5 Paradigms of Language Teacher Professional Development

Teacher Professional DevelopmentLanguage teaching is a unique field which has seen a tremendous amount of change in recent years. Emerging technologies have fundamentally altered the language teacher’s role and opened up instructional opportunities undreamed of just 15 years ago. Government policies have mandated bilingual education programs, fostered the development of a Common European Framework, and acted to protect endangered languages. Theoreticians have moved to a post-method era in recognition that language teaching and learning is a dynamic system with the teacher as autonomous agent in the classroom, responsible for making calculated decisions based on experience, professional training, and the immediate needs of his or her learners.

While our field’s rapid evolution is exciting to watch, it also signals the importance of ongoing professional development. For teachers with limited resources (monetary, time, or access), the challenge comes in the form of weighing options. There are five paradigms of professional development (PD) open to language teachers. The article below explores each paradigm, offering suggestions for language teachers interested in ongoing PD. Note: This post follows up on a presentation I gave last month. You can find the accompanying slides here.

  1. The Classroom. Perhaps the most familiar of the five paradigms is PD targeting classroom practice. This comes in the form of reflective practice, peer observations, materials development or adaptation, action research, and experimentation with new methodology. Formal pre- and in-service teacher training concentrates around this paradigm. For teachers thinking about PD in terms of day-to-day practice, the classroom is the obvious place to start.
  2. The School or Program. The next paradigm focuses on PD supported by or in response to initiatives within the school or program. At this level, we see school leadership calling for new technologies, program development, and community initiatives driving PD. For example, a school might purchase interactive whiteboards and expect all teachers to now use the boards for instruction. Another example might be an influx in the local immigrant population and by extension the school’s student population. This might lead the school to develop and support new community-based programs for these students and their families.
  3. The Profession. Language teachers are members of a global professional community. PD with this third paradigm involves engaging with colleagues, contributing to and learning from a collective pool of knowledge. This includes, but is not limited to, publication, conference attendance, participation in online communities, and formal workshops or coursework. These PD opportunities center on teachers finding their community.
  4. Current Policy. Language policies are ubiquitous, influencing both institutional and classroom practice, be they at the national or local level, or even external accrediting agencies. Teachers are responsible for carrying out these policies, learning how to accommodate any required changes to their teaching practice. Ongoing PD may be necessary given the scope of a given policy. One excellent example includes the increasing mandate for bilingual education. Alternatively, teachers also have the ability to act as change agents, seeking out ways to work with governing bodies to reinforce effective language policies or change those that are less so.
  5. Personal Goals. The fifth and final paradigm identifies the teacher’s personal career goals as a critical element when considering ongoing PD. Personal career goals do not always align with institutional initiatives or changing policies, but rather focus on the long-range career aspirations of the teacher. Identifying these goals and keeping them in mind helps teachers take advantage of career-building opportunities when they arise, even though these opportunities may have little to do with his or her immediate teaching context.
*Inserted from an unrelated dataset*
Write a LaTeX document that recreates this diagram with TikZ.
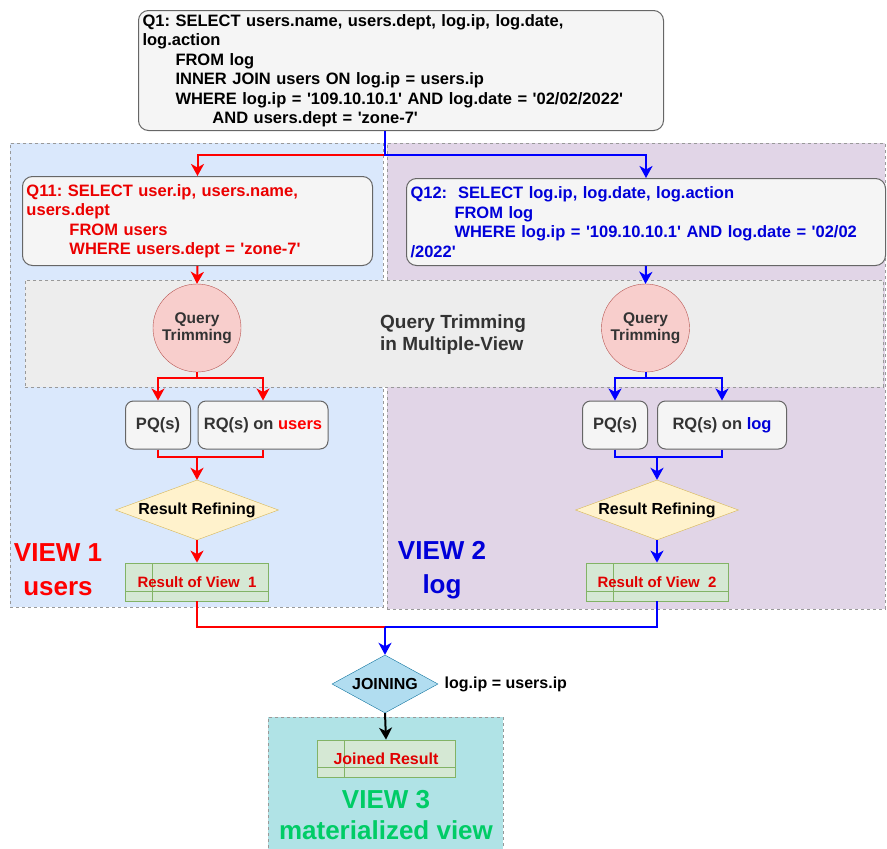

Ongoing PD is crucial for language teachers as they navigate the constant changes happening inside and outside of the classroom. When choosing to engage in one activity over another, the convenient reality is that the paradigms overlap. Participating on a policy committee helps to influence changes (hopefully positive) at the classroom level and likewise serves as a leadership opportunity supporting career advancement. Maintaining a teaching blog fosters reflective teaching and simultaneously engages our professional community. The wealth of opportunities available for PD is limited only by the individual’s ability to navigate among them and choose those which are the most meaningful given the local context, available resources, and personal goals.